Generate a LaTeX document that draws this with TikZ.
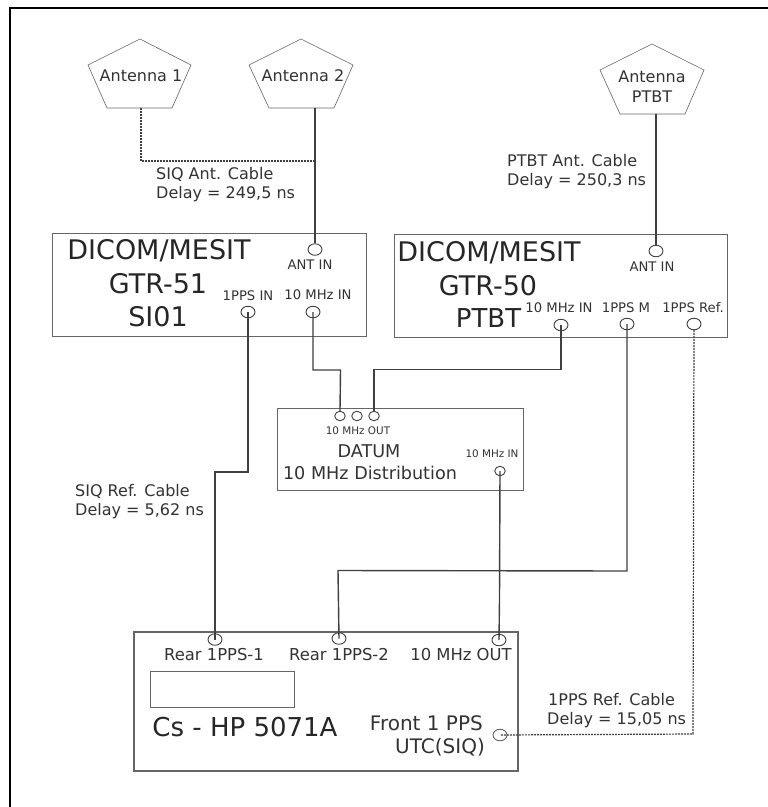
\documentclass[tikz,border=0pt]{standalone}
\usepackage{fontspec}
\setmainfont{DejaVu Sans}
\usetikzlibrary{shapes.geometric}
\definecolor{linec}{HTML}{404040}
\definecolor{boxc}{HTML}{666666}
\definecolor{textc}{HTML}{333333}
\tikzset{
  x=1pt,y=-1pt,
  box/.style={draw=boxc,line width=1pt},
  ant/.style={draw=boxc,line width=0.6pt,fill=white},
  wire/.style={draw=linec,line width=1.4pt},
  dotw/.style={draw=linec,line width=1.2pt,dash pattern=on 2pt off 1pt},
  port/.style={ellipse,draw=linec,line width=0.9pt,minimum width=14pt,minimum height=11.5pt,inner sep=0pt},
  tiny/.style={inner sep=0pt,text=textc,font=\fontsize{13.2}{15}\selectfont},
  tinier/.style={inner sep=0pt,text=textc,font=\fontsize{10.4}{12}\selectfont},
  mid/.style={inner sep=0pt,text=textc,font=\fontsize{16}{18}\selectfont},
  midleft/.style={mid,anchor=west},
  midright/.style={mid,anchor=east},
  rear/.style={inner sep=0pt,text=textc,font=\fontsize{16.4}{18}\selectfont},
  big/.style={inner sep=0pt,text=black!85,font=\fontsize{27}{30}\selectfont},
  dist/.style={inner sep=0pt,text=textc,font=\fontsize{17.6}{20}\selectfont},
}
\begin{document}
\begin{tikzpicture}
\useasboundingbox (0,0) rectangle (768,807);
\fill[white] (0,0) rectangle (768,807);
% outer frame
\coordinate (fa) at (10,807);
\coordinate (fb) at (10,8);
\coordinate (fc) at (768,8);
\draw[black,line width=1.8pt] (fa) -- (fb) -- (fc);

% antennas
\coordinate (a1b) at (141,108);
\coordinate (a2b) at (315,108);
\coordinate (apb) at (656,114);
\draw[ant] (140,39) -- (191,65) -- (172,108) -- (107,108) -- (88,65) -- cycle;
\draw[ant] (301,39) -- (353,65) -- (334,108) -- (269,108) -- (249,65) -- cycle;
\draw[ant] (652,44) -- (704,70) -- (685,114) -- (620,114) -- (600,70) -- cycle;
\node[mid] (t1) at (141,76) {Antenna 1};
\node[mid] (t2) at (303,76) {Antenna 2};
\node[mid] (t3) at (652,77) {Antenna};
\node[mid] (t4) at (652,97) {PTBT};

% boxes
\draw[box] (52,233) rectangle (366,336);
\draw[box] (394,234) rectangle (727,337);
\draw[box,line width=0.8pt] (277,408) rectangle (523,490);
\draw[box,line width=1.2pt] (134,632) rectangle (518,771);
\draw[box] (150,671) rectangle (294,707);

% ports
\node[port] (antin1) at (315,249.5) {};
\node[port] (pps1) at (248,312) {};
\node[port] (mhz1) at (313,312) {};
\node[port] (antin2) at (656,251) {};
\node[port] (mhz2) at (561,325) {};
\node[port] (ppsm) at (627,324) {};
\node[port] (ppsr) at (694,324) {};
\node[port,minimum width=10.5pt,minimum height=9.5pt] (d1) at (340,416) {};
\node[port,minimum width=10.5pt,minimum height=9.5pt] (d2) at (357,416) {};
\node[port,minimum width=10.5pt,minimum height=9.5pt] (d3) at (374,416) {};
\node[port,minimum width=10.5pt,minimum height=9.5pt] (din) at (500,471) {};
\node[port] (r1) at (215,639.5) {};
\node[port] (r2) at (339,638.5) {};
\node[port] (mout) at (499,640) {};
\node[port,draw=boxc] (front) at (500,735) {};

% connectors
\coordinate (j) at (315,161);
\draw[dotw] (a1b) -- (141,161) -- (j);
\draw[wire] (a2b) -- (antin1.north);
\draw[wire] (apb) -- (antin2.north);
\draw[wire] (pps1.center) -- (248,472) -- (215,472) -- (r1.center);
\draw[wire] (mhz1.center) -- (313,370) -- (340.5,370) -- (d1.north);
\draw[wire] (mhz2.center) -- (561,369.5) -- (374,369.5) -- (d3.north);
\draw[wire] (din.center) -- (499.5,600) -- (mout.center);
\draw[wire] (ppsm.center) -- (627,571) -- (338,570.5) -- (r2.center);
\draw[dotw] (ppsr.south) -- (693,734) -- (front.center);

% labels
\node[midleft] (l1) at (156,174) {SIQ Ant. Cable};
\node[midleft] (l2) at (156,194) {Delay = 249,5 ns};
\node[midleft] (l3) at (507,161) {PTBT Ant. Cable};
\node[midleft] (l4) at (507,181) {Delay = 250,3 ns};
\node[midleft] (l5) at (75,491) {SIQ Ref. Cable};
\node[midleft] (l6) at (75,511) {Delay = 5,62 ns};
\node[midleft] (l7) at (548,700) {1PPS Ref. Cable};
\node[midleft] (l8) at (547,720) {Delay = 15,05 ns};

\node[big] (g1) at (159,251) {DICOM/MESIT};
\node[big] (g2) at (158,284) {GTR-51};
\node[big] (g3) at (158,317) {SI01};
\node[tiny] (p1) at (310,265) {ANT IN};
\node[tiny] (p2) at (248,296) {1PPS IN};
\node[tiny] (p3) at (318,295) {10 MHz IN};

\node[big] (h1) at (489,253) {DICOM/MESIT};
\node[big] (h2) at (488,286) {GTR-50};
\node[big,font=\fontsize{26}{30}\selectfont] (h3) at (488.5,318) {PTBT};
\node[tiny] (q1) at (652,267) {ANT IN};
\node[tiny] (q2) at (559,308) {10 MHz IN};
\node[tiny] (q3) at (626,308) {1PPS M};
\node[tiny] (q4) at (693,308) {1PPS Ref.};

\node[tinier] (d1t) at (358,431) {10 MHz OUT};
\node[dist] (d2t) at (369,451) {DATUM};
\node[dist] (d3t) at (370,473) {10 MHz Distribution};
\node[tinier] (d4t) at (492,454) {10 MHz IN};

\node[rear] (c1) at (214,655) {Rear 1PPS-1};
\node[rear] (c2) at (339,655) {Rear 1PPS-2};
\node[rear] (c3) at (461,655) {10 MHz OUT};
\node[big,font=\fontsize{26}{28}\selectfont] (c4) at (245,727) {Cs - HP 5071A};
\node[midright,font=\fontsize{20}{22}\selectfont] (c5) at (483,723) {Front 1 PPS};
\node[midright,font=\fontsize{20}{22}\selectfont] (c6) at (485,747) {UTC(SIQ)};
\end{tikzpicture}
\end{document}
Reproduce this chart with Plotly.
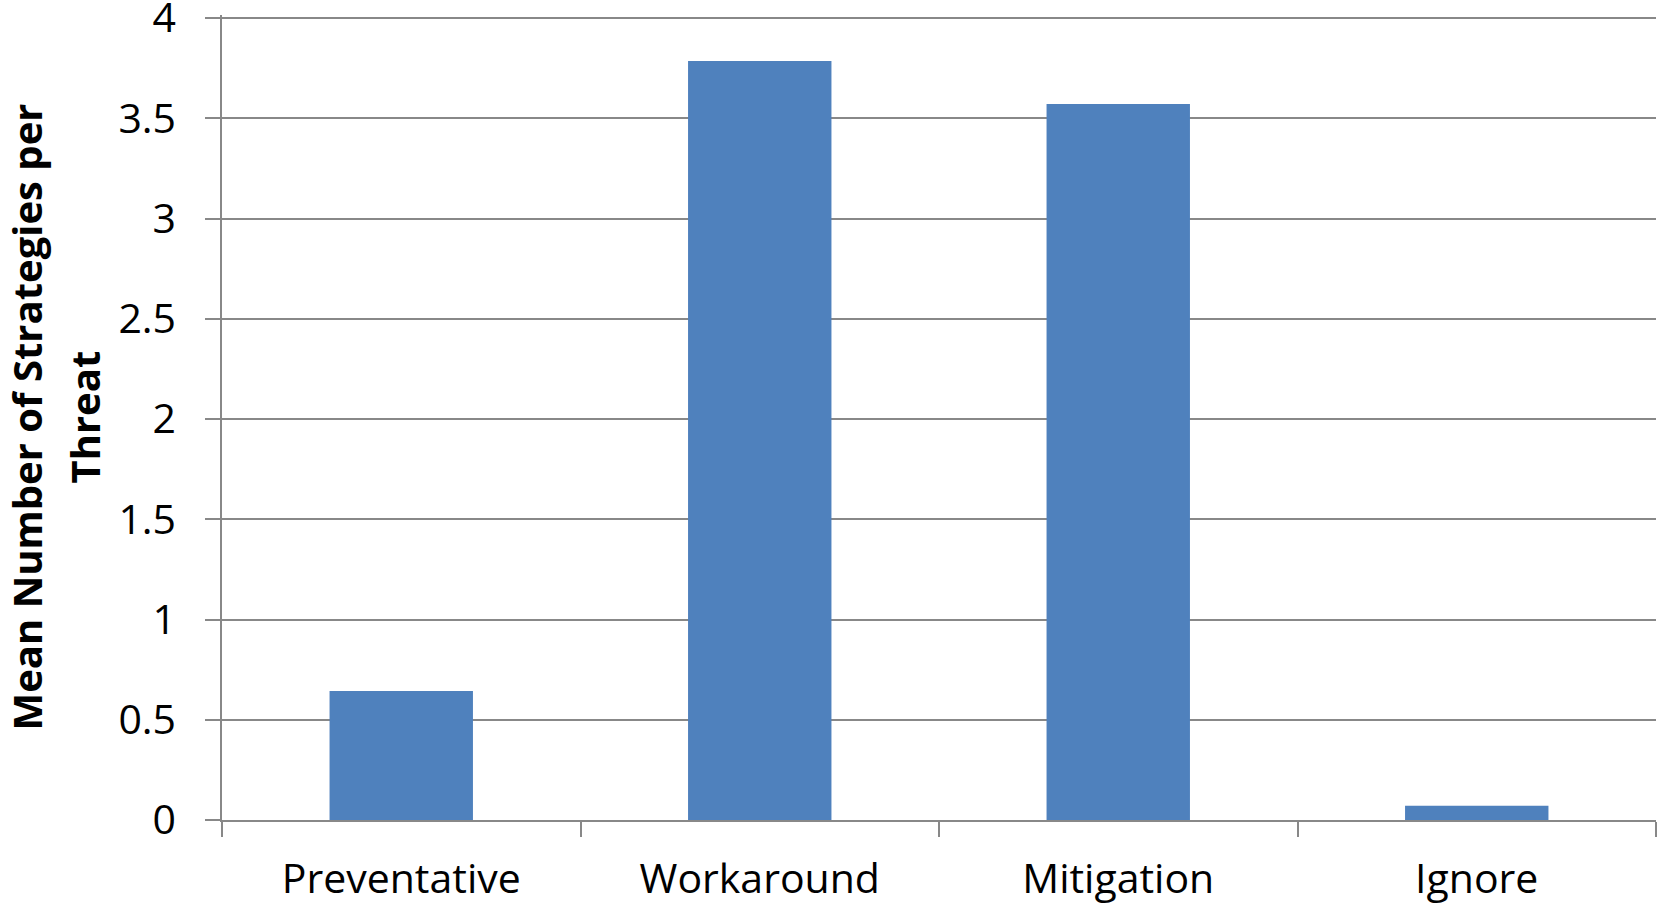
import plotly.graph_objects as go

categories = ["Preventative", "Workaround", "Mitigation", "Ignore"]
values = [0.643, 3.786, 3.571, 0.071]
y_ticks = [0, 0.5, 1, 1.5, 2, 2.5, 3, 3.5, 4]
y_tick_labels = ["0", "0.5", "1", "1.5", "2", "2.5", "3", "3.5", "4"]
y_title_lines = ["Mean Number of Strategies per", "Threat"]

FONT = "Open Sans"
GRID = "#888888"
TICKSIZE = 41
L, R, T, B = 222, 1, 15, 87
W, H = 1657, 907
plot_w = W - L - R

fig = go.Figure()
fig.add_trace(go.Bar(
    x=categories, y=values, width=0.4,
    marker=dict(color="#4F81BD", line=dict(width=0)),
    showlegend=False,
))

fig.update_layout(
    width=W, height=H,
    margin=dict(l=L, r=R, t=T, b=B),
    paper_bgcolor="white", plot_bgcolor="white",
    font=dict(family=FONT, color="black", size=TICKSIZE),
)
fig.update_xaxes(
    automargin=False,
    showline=True, linecolor=GRID, linewidth=1.5,
    ticks="outside", tickson="boundaries", ticklen=15, tickcolor=GRID, tickwidth=1.5,
    tickfont=dict(family=FONT, size=TICKSIZE, color="black"),
    ticklabelstandoff=22,
    showgrid=False,
)
fig.update_yaxes(
    automargin=False,
    range=[0, 4.015], tickvals=y_ticks, ticktext=y_tick_labels,
    showline=True, linecolor=GRID, linewidth=1.5,
    ticks="outside", ticklen=15, tickcolor=GRID, tickwidth=1.5,
    showgrid=True, gridcolor=GRID, gridwidth=1.5,
    zeroline=False,
    tickfont=dict(family=FONT, size=TICKSIZE, color="black"),
    ticklabelstandoff=21,
    ticklabeloverflow="allow",
)

# two-line rotated axis title (wider line spacing than plotly's <br>)
for px, line in zip([26, 84], y_title_lines):
    fig.add_annotation(
        text=f"<b>{line}</b>", textangle=-90,
        xref="paper", yref="paper", x=(px - L) / plot_w, y=0.5,
        xanchor="center", yanchor="middle", showarrow=False,
        font=dict(family=FONT, size=40, color="black"),
    )

fig.write_html("out.html")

--------------------------------

Filter the entries down to the lines containing "with". Copy each of those lines.

Generate a LaTeX document that draws this with TikZ.
Reproduce this chart with Plotly.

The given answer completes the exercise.